On Friday, 1 June 2012 at 14:33:59 UTC, d coder wrote:
Steve
One small thing. As you said I might declare a delegate in an
alternate
fashion that is by saying "void delegate() dg;".
But would it be possible to rewrite the following declaration
in a way that
avoids naming foo explicitly. I would just have an alias for
foo. I am
asking this to cover the cases where foo might have a list of
arguments and
I want to create a delegate with the same list of arguments.
typeof(&F.init.foo) dg;
Regards
- Puneet
The language/standard library do not provide a straightforward
way of constructing a delegate type from a corresponding function
(of function pointer) type, so you will have to go hacky.
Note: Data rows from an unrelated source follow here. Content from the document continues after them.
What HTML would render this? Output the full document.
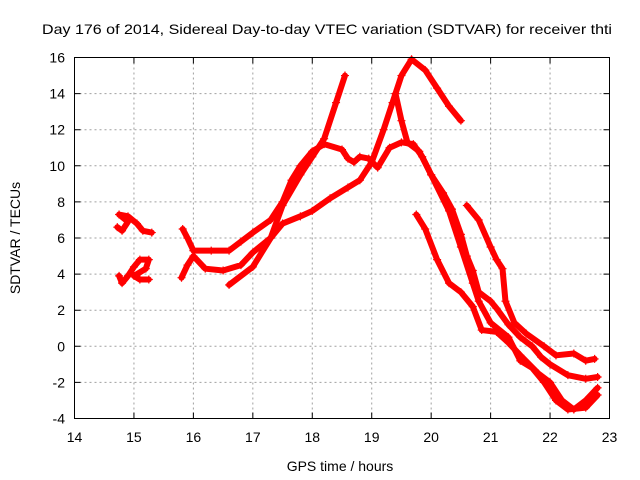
<!DOCTYPE html>
<html><head><meta charset="utf-8"><style>
body{margin:0;background:#fff}
svg{display:block;font-family:"Liberation Sans",sans-serif}
</style></head><body>
<svg id="chart" width="640" height="480" viewBox="0 0 640 480">
<text x="327" y="34" font-size="14" text-anchor="middle" textLength="570" lengthAdjust="spacingAndGlyphs">Day 176 of 2014, Sidereal Day-to-day VTEC variation (SDTVAR) for receiver thti</text>
<g id="grid"></g>
<g id="axes"></g>
<g id="series"></g>
<rect x="74.5" y="57.5" width="535" height="361" fill="none" stroke="#000" stroke-width="1"/>
<text x="340" y="471" font-size="14" text-anchor="middle">GPS time / hours</text>
<text transform="translate(20,238) rotate(-90)" font-size="14" text-anchor="middle">SDTVAR / TECUs</text>
</svg>
<script>
const xTicks=[14,15,16,17,18,19,20,21,22,23];
const yTicks=[-4,-2,0,2,4,6,8,10,12,14,16];
const trackA=[[14.72,6.6],[14.8,6.4],[14.9,6.9],[14.75,7.3],[14.9,7.2],[15.05,6.8],[15.15,6.4],[15.3,6.3]];
const trackB=[[14.75,3.9],[14.8,3.5],[14.9,3.9],[15.0,4.4],[15.1,4.8],[15.25,4.8],[15.2,4.3],[15.0,3.9],[15.1,3.7],[15.25,3.7]];
const trackC=[[15.82,6.5],[15.9,6.0],[16.0,5.3],[16.3,5.3],[16.6,5.3],[16.8,5.8],[17.0,6.3],[17.3,7.0],[17.5,8.0],[17.65,9.2],[17.8,10.0],[18.0,10.8],[18.2,11.2],[18.5,10.9],[18.6,10.4],[18.7,10.2],[18.8,10.5],[18.95,10.4],[19.1,9.9],[19.3,11.0],[19.5,11.3],[19.7,11.2],[19.85,10.5],[20.0,9.5],[20.2,8.5],[20.35,7.6],[20.5,6.2],[20.6,5.0],[20.7,4.2],[20.8,3.0],[21.0,2.5],[21.1,2.1],[21.3,1.2],[21.5,0.5],[21.7,0.0],[21.85,-0.6],[22.0,-1.0],[22.3,-1.6],[22.6,-1.8],[22.8,-1.7]];
const trackD=[[15.8,3.8],[15.9,4.5],[16.0,5.0],[16.2,4.3],[16.5,4.2],[16.8,4.5],[17.0,5.2],[17.3,6.0],[17.5,6.8],[17.8,7.2],[18.0,7.5],[18.3,8.2],[18.6,8.8],[18.8,9.2],[19.0,10.2],[19.2,12.0],[19.35,13.5],[19.5,15.0],[19.67,15.9],[19.9,15.3],[20.1,14.3],[20.3,13.3],[20.5,12.5]];
const trackE=[[16.6,3.4],[17.0,4.4],[17.3,6.0],[17.5,7.8],[17.8,9.5],[18.0,10.5],[18.2,11.5],[18.4,13.5],[18.55,15.0]];
const trackF=[[19.4,14.0],[19.5,12.5],[19.6,11.3],[19.8,10.8],[20.0,9.5],[20.3,7.5],[20.5,5.5],[20.7,3.5],[20.8,2.5],[21.0,1.3],[21.3,0.5],[21.5,-0.8],[21.7,-1.2],[21.9,-2.0],[22.1,-3.0],[22.3,-3.5],[22.6,-3.4],[22.8,-2.7]];
const trackG=[[19.75,7.3],[19.9,6.5],[20.1,4.8],[20.3,3.5],[20.5,3.0],[20.7,2.2],[20.85,0.9],[21.1,0.8],[21.3,0.2],[21.5,-0.5],[21.8,-1.5],[22.0,-2.0],[22.2,-3.0],[22.4,-3.5],[22.6,-3.0],[22.8,-2.3]];
const trackH=[[20.6,7.8],[20.8,7.0],[21.0,5.5],[21.1,4.8],[21.2,4.3],[21.25,2.5],[21.4,1.3],[21.6,0.7],[21.9,0.0],[22.1,-0.5],[22.4,-0.4],[22.6,-0.8],[22.75,-0.7]];
const tracks=[trackA,trackB,trackC,trackD,trackE,trackF,trackG,trackH];
const NS='http://www.w3.org/2000/svg';
const X0=74.5,X1=609.5,Y0=418.5,Y1=57.5;
function sx(v){return X0+(v-14)/9*(X1-X0);}
function sy(v){return Y0-(v+4)/20*(Y0-Y1);}
const grid=document.getElementById('grid'),axes=document.getElementById('axes'),ser=document.getElementById('series');
xTicks.forEach(t=>{
  const x=sx(t);
  if(t>14&&t<23){const l=document.createElementNS(NS,'line');
  
  
  l.setAttribute('x1',x);l.setAttribute('x2',x);l.setAttribute('y1',Y1);l.setAttribute('y2',Y0);
  l.setAttribute('stroke','#a0a0a0');l.setAttribute('stroke-dasharray','2,3');grid.appendChild(l);}
  const tk=document.createElementNS(NS,'path');
  
  
  tk.setAttribute('d',`M${x} ${Y0}v-6M${x} ${Y1}v6`);tk.setAttribute('stroke','#000');axes.appendChild(tk);
  const tx=document.createElementNS(NS,'text');
  
  
  tx.setAttribute('x',x);tx.setAttribute('y',442);tx.setAttribute('font-size','14');tx.setAttribute('text-anchor','middle');
  tx.textContent=t;axes.appendChild(tx);
});
yTicks.forEach(t=>{
  const y=sy(t);
  if(t>-4&&t<16){const l=document.createElementNS(NS,'line');
  
  
  l.setAttribute('x1',X0);l.setAttribute('x2',X1);l.setAttribute('y1',y);l.setAttribute('y2',y);
  l.setAttribute('stroke','#a0a0a0');l.setAttribute('stroke-dasharray','2,3');grid.appendChild(l);}
  const tk=document.createElementNS(NS,'path');
  
  
  tk.setAttribute('d',`M${X0} ${y}h6M${X1} ${y}h-6`);tk.setAttribute('stroke','#000');axes.appendChild(tk);
  const tx=document.createElementNS(NS,'text');
  
  
  tx.setAttribute('x',65);tx.setAttribute('y',y+5);tx.setAttribute('font-size','14');tx.setAttribute('text-anchor','end');
  tx.textContent=t;axes.appendChild(tx);
});
tracks.forEach(tr=>{
  const p=document.createElementNS(NS,'polyline');
  
  
  p.setAttribute('points',tr.map(d=>sx(d[0])+','+sy(d[1])).join(' '));
  p.setAttribute('fill','none');p.setAttribute('stroke','#ff0000');p.setAttribute('stroke-width','6');
  p.setAttribute('stroke-linejoin','round');p.setAttribute('stroke-linecap','round');
  ser.appendChild(p);
  tr.forEach(d=>{
    const m=document.createElementNS(NS,'path');
    
    
    const x=sx(d[0]),y=sy(d[1]);
    m.setAttribute('d',`M${x-4} ${y}h8M${x} ${y-4}v8`);m.setAttribute('stroke','#ff0000');m.setAttribute('stroke-width','1.2');
    ser.appendChild(m);
  });
});
</script>
</body></html>
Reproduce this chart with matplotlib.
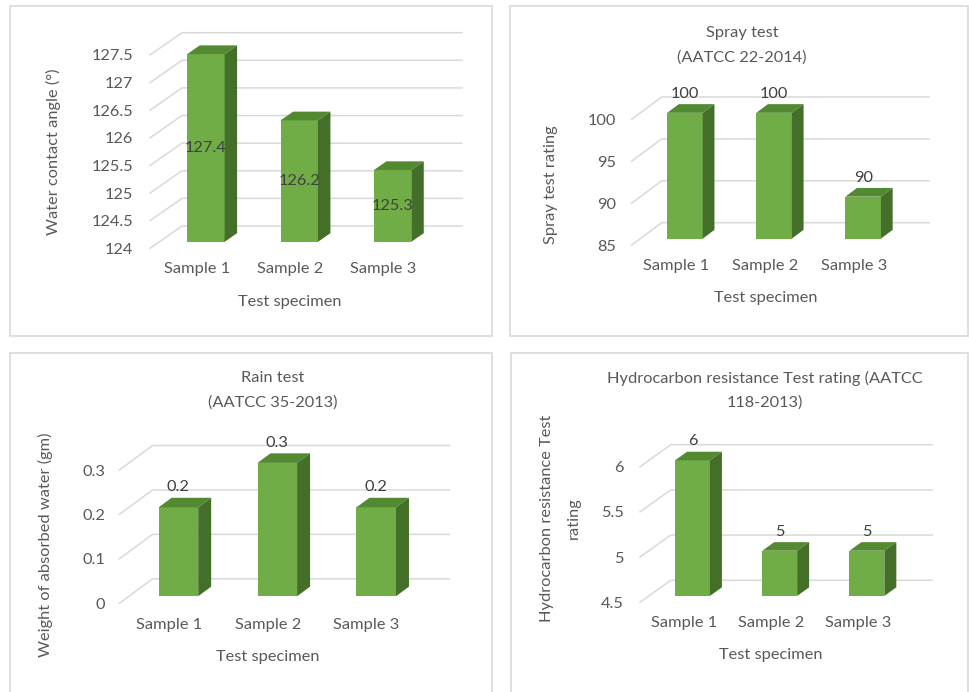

It is
easiest to use std.functional.toDelegate (don't ask why it is in
std.functional):
import std.functional : toDelegate;
auto ref call(alias fn, T, A...)(T t, auto ref A args)
{
typeof(toDelegate(&fn)) dg;
dg.ptr = cast(void*)t;
dg.funcptr = &fn;
return dg(args);
}
At the moment, the ref-ness of the return type is not determined
correctly because of a compiler bug. Otherwise, that works mostly
fine.
Note, that the delegate approach comes with performance penalty,
which dmd cannot currently optimize out. So it is slower than a
direct call.
In a parallel reality D would have a separate kind of (pointers
to) functions that take a context pointer. Something like
extern(DWithContext) function(...)
Then such functions/function pointers could be made callable
directly with the context pointer as the first argument. Also, a
delegate's funcptr would be typed correctly.